Queremos hijos que nos amen con locura, pero no les damos lo que ellos necesitan: contacto, abrazos, miradas a sus ojos, atención, paciencia.
Queremos hijos autónomos e independientes, pero no validamos sus decisiones, no les dejamos confirmar su autoestima, no les dejamos ser.
Queremos hijos colaboradores, pero si tienen la iniciativa de ayudar a limpiar, le quitamos el cepillo porque “van a hacer más desastre del que hay”, después nos quejamos porque son adolescentes sin iniciativa.
Queremos hijos respetuosos y amables con el mundo, pero no respetamos sus tiempos madurativos, les negamos los brazos, la teta, el pañal, el sueño, el juego, el placer del que solo disfrutarán los pocos años que dura la infancia.
Queremos que sean alegres todo el tiempo, y pareciera que los niños no tienen derecho a sentir todas las emociones, cuando todos somos seres emocionales por naturaleza.

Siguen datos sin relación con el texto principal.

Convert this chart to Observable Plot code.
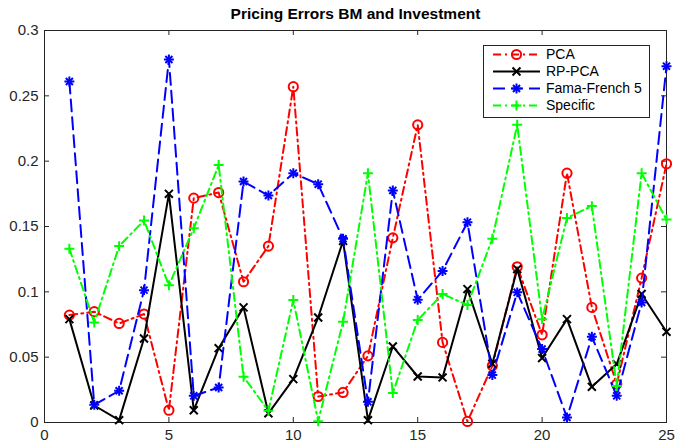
<!DOCTYPE html>
<html><head><meta charset="utf-8">
<script src="https://cdn.jsdelivr.net/npm/d3@7"></script>
<script src="https://cdn.jsdelivr.net/npm/@observablehq/plot@0.6"></script>
<style>
body{margin:0;background:#fff;font-family:"Liberation Sans",Arial,sans-serif;}
#wrap{position:relative;width:676px;height:443px;}
#legend{position:absolute;left:483px;top:45px;}
</style></head><body><div id="wrap"></div>
<script>
const title = "Pricing Errors BM and Investment";
const xs = [1,2,3,4,5,6,7,8,9,10,11,12,13,14,15,16,17,18,19,20,21,22,23,24,25];
const pca = [0.0822,0.0848,0.0758,0.083,0.0094,0.1717,0.176,0.1077,0.135,0.257,0.0199,0.023,0.051,0.1413,0.2278,0.0613,0.0008,0.0434,0.1192,0.0671,0.1908,0.0881,0.0294,0.1105,0.198];
const rppca = [0.0791,0.013,0.0018,0.0643,0.175,0.0094,0.0569,0.0881,0.007,0.0332,0.0804,0.139,0.0018,0.0582,0.0352,0.0345,0.1021,0.045,0.1174,0.0493,0.0791,0.0273,0.0447,0.0983,0.0694];
const ff5 = [0.261,0.0135,0.0243,0.1013,0.2778,0.0204,0.0268,0.1844,0.1737,0.1908,0.1824,0.1406,0.0158,0.1776,0.094,0.116,0.1533,0.0363,0.0996,0.0562,0.0038,0.0656,0.0204,0.0919,0.2727];
const specific = [0.133,0.0766,0.135,0.1546,0.105,0.1487,0.197,0.035,0.009,0.0937,0.001,0.0771,0.1908,0.0225,0.0784,0.0983,0.0899,0.1406,0.2278,0.0791,0.1566,0.1656,0.028,0.1908,0.1553];
const names = ["PCA","RP-PCA","Fama-French 5","Specific"];
const seriesValues = [pca, rppca, ff5, specific];
const colors = ["#ff0000","#000000","#0000ff","#00ff00"];
const dashes = ["8,4,2,4", "none", "12,6", "8,4,2,4"];
const xTicks = [0,5,10,15,20,25];
const yTicks = [0,0.05,0.1,0.15,0.2,0.25,0.3];
const yTickLabels = ["0","0.05","0.1","0.15","0.2","0.25","0.3"];

const W = 676, H = 443, mL = 44, mR = 10, mT = 30, mB = 21;
const fw = W - mL - mR, fh = H - mT - mB;
const axisColor = "#262626";

const rows = [];
names.forEach((n, si) => seriesValues[si].forEach((v, i) => rows.push({s: n, si, x: xs[i], v})));

const markerSpecs = [
  [["circle", 4.6]],
  [["times", 3.7]],
  [["plus", 3.3], ["times", 3.3]],
  [["plus", 3.3]]
];

const marks = [
  Plot.frame({stroke: axisColor, strokeWidth: 1}),
  Plot.ruleX(xTicks, {x: d => d, stroke: axisColor, insetTop: fh - 5}),
  Plot.ruleX(xTicks, {x: d => d, stroke: axisColor, insetBottom: fh - 5}),
  Plot.ruleY(yTicks, {y: d => d, stroke: axisColor, insetRight: fw - 5}),
  Plot.ruleY(yTicks, {y: d => d, stroke: axisColor, insetLeft: fw - 5}),
  Plot.axisX({ticks: xTicks, tickSize: 0, tickPadding: 7, fontSize: 15, fill: axisColor, label: null}),
  Plot.axisY({ticks: yTicks, tickSize: 0, tickPadding: 6, fontSize: 15, fill: axisColor, label: null,
    tickFormat: d => yTickLabels[yTicks.indexOf(d)]}),
  Plot.text([title], {text: d => d, frameAnchor: "top", lineAnchor: "middle", dy: -16, fontWeight: "bold", fontSize: 15.5, fill: "#000"})
];
names.forEach((n, si) => {
  const data = rows.filter(r => r.si === si);
  marks.push(Plot.line(data, {x: "x", y: "v", stroke: colors[si], strokeWidth: 2,
    strokeDasharray: dashes[si] === "none" ? null : dashes[si]}));
  markerSpecs[si].forEach(([sym, r]) => {
    marks.push(Plot.dot(data, {x: "x", y: "v", symbol: sym, r, stroke: colors[si], strokeWidth: 2, fill: "none"}));
  });
});

const chart = Plot.plot({
  width: W, height: H,
  marginLeft: mL, marginRight: mR, marginTop: mT, marginBottom: mB,
  style: {fontFamily: '"Liberation Sans", Arial, sans-serif', background: "#fff", overflow: "visible"},
  x: {domain: [0, 25]},
  y: {domain: [0, 0.3]},
  marks
});
const wrap = document.getElementById("wrap");
wrap.appendChild(chart);

const lw = 166, lh = 72;
const leg = d3.create("svg").attr("id", "legend").attr("width", lw + 1).attr("height", lh + 1);
leg.append("rect").attr("x", 0.5).attr("y", 0.5).attr("width", lw).attr("height", lh)
  .attr("fill", "#fff").attr("stroke", axisColor).attr("stroke-width", 1);
const symMap = {circle: d3.symbolCircle, times: d3.symbolTimes, plus: d3.symbolPlus};
names.forEach((n, si) => {
  const y = 9.5 + si * 17;
  const g = leg.append("g");
  g.append("line").attr("x1", 10).attr("x2", 57).attr("y1", y).attr("y2", y)
    .attr("stroke", colors[si]).attr("stroke-width", 2)
    .attr("stroke-dasharray", dashes[si] === "none" ? null : dashes[si]);
  markerSpecs[si].forEach(([sym, r]) => {
    g.append("path").attr("transform", `translate(33.5,${y})`)
      .attr("d", d3.symbol(symMap[sym], Math.PI * r * r)())
      .attr("fill", "none").attr("stroke", colors[si]).attr("stroke-width", 2);
  });
  g.append("text").attr("x", 63).attr("y", y).attr("dy", "0.35em")
    .attr("font-size", 14).attr("fill", "#000")
    .attr("font-family", '"Liberation Sans", Arial, sans-serif').text(n);
});
wrap.appendChild(leg.node());
</script></body></html>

Sus otras emociones parece que nos molestan…
Queremos hijos empáticos, pero no les damos la razón ni confiamos en sus instintos innatos.
Queremos hijos que nos escuchen, pero invalidamos sus llamados de atención, nos hacemos sordos a sus señales de alerta, e incluso, ignoramos sus llantos.
Queremos que sean adultos sanos, pero llevando una niñez triste y desolada, enmarcada en lineamientos de un sistema adultocentrista.
Seamos conscientes de que nuestros hijos solo son grandes maestros de nuestras vidas. Permitamos que vivan una infancia feliz de manera consciente.